LIBERTY, Mo. -- You might not think your kids could have high cholesterol. But a new government report finds one in five children and teens has a cholesterol problem.
The Tucker brothers, Hunter and Peyton, try to stay active whether it's at Liberty High School or in the great outdoors. It's one way they're fighting a silent enemy.
"My dad's side has a long history of it and stuff," said Peyton.
Hunter added, "It's tough taking it serious all the time because there's a lot of food that you want to eat."
Both boys have high cholesterol that puts them at higher risk for heart attacks and strokes earlier in life.
"Their uncle just had a heart attack at 53 so you know, it's a big deal," said their mother, Lynn Tucker.
Heredity is one huge factor. But doctors say the obesity epidemic is also behind the new numbers showing one in five kids has a cholesterol problem.
They say increased screening is a factor, too. The nation's pediatricians have new screening recommendations.
"Every child should be screened at 9 to 11 years of age and again from 17 to 21 years of age regardless of risk factors," said Dr.

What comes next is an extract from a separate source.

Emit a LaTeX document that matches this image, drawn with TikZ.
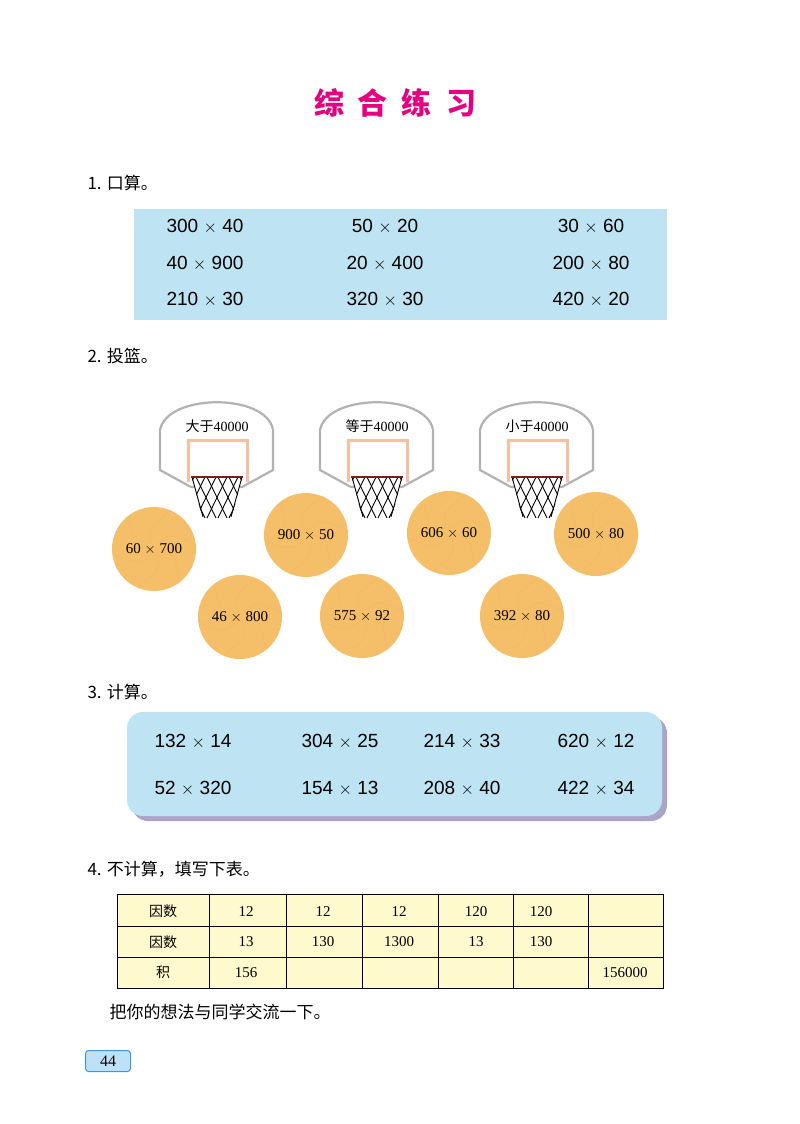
\documentclass[tikz,border=0pt]{standalone}
\usepackage{fontspec}
\setmainfont{Liberation Serif}
\setsansfont{Liberation Sans}
\newfontfamily\cjk{Noto Sans CJK SC}
\begin{document}
\begin{tikzpicture}[x=1pt,y=-1pt,
  sec/.style={anchor=west,font=\cjk\fontsize{17}{20}\selectfont},
  calc/.style={font=\sffamily\fontsize{19}{22}\selectfont},
  ball/.style={circle,fill=ballc,minimum size=84pt,inner sep=0pt},
  cell/.style={font=\fontsize{15}{18}\selectfont},
  hcell/.style={font=\cjk\fontsize{14}{16}\selectfont},
  board/.style={draw=gray!60,line width=2.2pt,fill=white}]
\definecolor{boxblue}{RGB}{190,228,243}
\definecolor{ballc}{RGB}{245,190,105}
\definecolor{tabc}{RGB}{255,250,205}
\definecolor{mag}{RGB}{228,0,127}
\useasboundingbox (0,0) rectangle (800,1124);
\node[font=\cjk\bfseries\fontsize{30}{34}\selectfont,text=mag] (title) at (395,103) {综\hspace{14pt}合\hspace{14pt}练\hspace{14pt}习};
\node[sec] (s1) at (84,183) {1. 口算。};
\fill[boxblue] (134,209) rectangle (667,320);
\node[calc] (a1) at (205,227) {300 $\times$ 40};
\node[calc] (a2) at (385,227) {50 $\times$ 20};
\node[calc] (a3) at (591,227) {30 $\times$ 60};
\node[calc] (a4) at (205,264) {40 $\times$ 900};
\node[calc] (a5) at (385,264) {20 $\times$ 400};
\node[calc] (a6) at (591,264) {200 $\times$ 80};
\node[calc] (a7) at (205,300) {210 $\times$ 30};
\node[calc] (a8) at (385,300) {320 $\times$ 30};
\node[calc] (a9) at (591,300) {420 $\times$ 20};
\node[sec] (s2) at (84,356) {2. 投篮。};
\foreach \cx/\t [count=\i] in {217/大于,377/等于,537/小于}{
  \draw[board] (\cx-57,470) -- (\cx-57,430) .. controls (\cx-50,393) and (\cx+50,393) .. (\cx+56,430) -- (\cx+56,470) -- (\cx+25,487) -- (\cx-26,487) -- cycle;
  \draw[draw={rgb,255:red,247;green,190;blue,160},line width=3pt] (\cx-29,482) -- (\cx-29,440) -- (\cx+30,440) -- (\cx+30,482);
  \node[font=\fontsize{14}{16}\selectfont] (b\i) at (\cx,426) {{\cjk\t}40000};
  \begin{scope}
    \clip (\cx-25.5,477) -- (\cx+25.5,477) -- (\cx+14.5,518) -- (\cx-14.5,518) -- cycle;
    \fill[white] (\cx-25.5,477) -- (\cx+25.5,477) -- (\cx+14.5,518) -- (\cx-14.5,518) -- cycle;
    \foreach \k in {-5,...,5}{
      \draw[line width=0.9pt] (\cx+\k*11-10,477) -- (\cx+\k*11+10,518);
      \draw[line width=0.9pt] (\cx+\k*11+10,477) -- (\cx+\k*11-10,518);
    }
  \end{scope}
  \draw[line width=0.9pt] (\cx-25,477) -- (\cx-14,517) (\cx+25,477) -- (\cx+14,517);
  \draw[draw={rgb,255:red,120;green,30;blue,30},line width=1.6pt] (\cx-26,477) -- (\cx+26,477);
}
\foreach \x/\y/\t [count=\i] in {154/549/60 $\times$ 700,240/617/46 $\times$ 800,306/535/900 $\times$ 50,362/616/575 $\times$ 92,449/533/606 $\times$ 60,522/616/392 $\times$ 80,596/534/500 $\times$ 80}{
  \node[ball] (ball\i) at (\x,\y) {};
  \foreach \a in {0,60,...,300}{
    \draw[ballc!80!brown,opacity=0.35,line width=0.5pt] (\x,\y) ++(\a:6) .. controls ++(\a+20:16) .. ++(\a+60:38);
  }
  \node[font=\fontsize{15}{18}\selectfont] (bt\i) at (\x,\y) {\t};
}
\node[sec] (s3) at (84,692) {3. 计算。};
\fill[rounded corners=16pt,fill={rgb,255:red,170;green,165;blue,200}] (132,717) rectangle (667,821);
\fill[rounded corners=16pt,boxblue] (127,712) rectangle (662,816);
\node[calc] (c1) at (193,742) {132 $\times$ 14};
\node[calc] (c2) at (340,742) {304 $\times$ 25};
\node[calc] (c3) at (462,742) {214 $\times$ 33};
\node[calc] (c4) at (596,742) {620 $\times$ 12};
\node[calc] (c5) at (193,789) {52 $\times$ 320};
\node[calc] (c6) at (340,789) {154 $\times$ 13};
\node[calc] (c7) at (462,789) {208 $\times$ 40};
\node[calc] (c8) at (596,789) {422 $\times$ 34};
\node[sec] (s4) at (84,869) {4. 不计算，填写下表。};
\fill[tabc] (117,894) rectangle (663,988);
\draw[line width=0.8pt] (117,894) rectangle (663,988);
\foreach \y in {926,957}{\draw[line width=0.8pt] (117,\y) -- (663,\y);}
\foreach \x in {209,286,362,438,513,588}{\draw[line width=0.8pt] (\x,894) -- (\x,988);}
\node[hcell] (r1) at (163,911) {因数};
\node[hcell] (r2) at (163,942) {因数};
\node[hcell] (r3) at (163,972) {积};
\node[cell] (t1) at (246,912) {12};
\node[cell] (t2) at (323,912) {12};
\node[cell] (t3) at (399,912) {12};
\node[cell] (t4) at (476,912) {120};
\node[cell] (t5) at (541,912) {120};
\node[cell] (u1) at (246,942) {13};
\node[cell] (u2) at (323,942) {130};
\node[cell] (u3) at (399,942) {1300};
\node[cell] (u4) at (476,942) {13};
\node[cell] (u5) at (541,942) {130};
\node[cell] (v1) at (246,973) {156};
\node[cell] (v6) at (625,973) {156000};
\node[anchor=west,font=\cjk\fontsize{17}{20}\selectfont] (talk) at (106,1012) {把你的想法与同学交流一下。};
\node[draw={rgb,255:red,60;green,150;blue,220},line width=1pt,fill={rgb,255:red,190;green,225;blue,250},rounded corners=3pt,minimum width=45pt,minimum height=21pt,inner sep=0pt,font=\fontsize{16}{18}\selectfont] (page) at (108,1061) {44};
\end{tikzpicture}
\end{document}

Jonathan Wagner of Children's Mercy Hospital.
Dr. Wagner says when the numbers are high, exercise and changes in eating habits are the first treatments. But he says at least 200,000 kids in America have levels so high they need statin medicines. The effects of statin use over many decades aren't known yet, so Children's Mercy is doing research.
"To get them that just-right dose medication tailored to the individual patient," said Dr. Wagner.
The Tucker brothers haven't had to go on statins yet. They visit Children's Mercy twice a year to get their numbers checked and to get advice on diet and exercise.
"I don't want my son having a stroke at 17 or 20 or having a heart attack. Because if we don't monitor it those are the possibilities," said Lynn Tucker.
The government report finds kids who are obese are three times more likely to have a cholesterol problem than those of normal weight.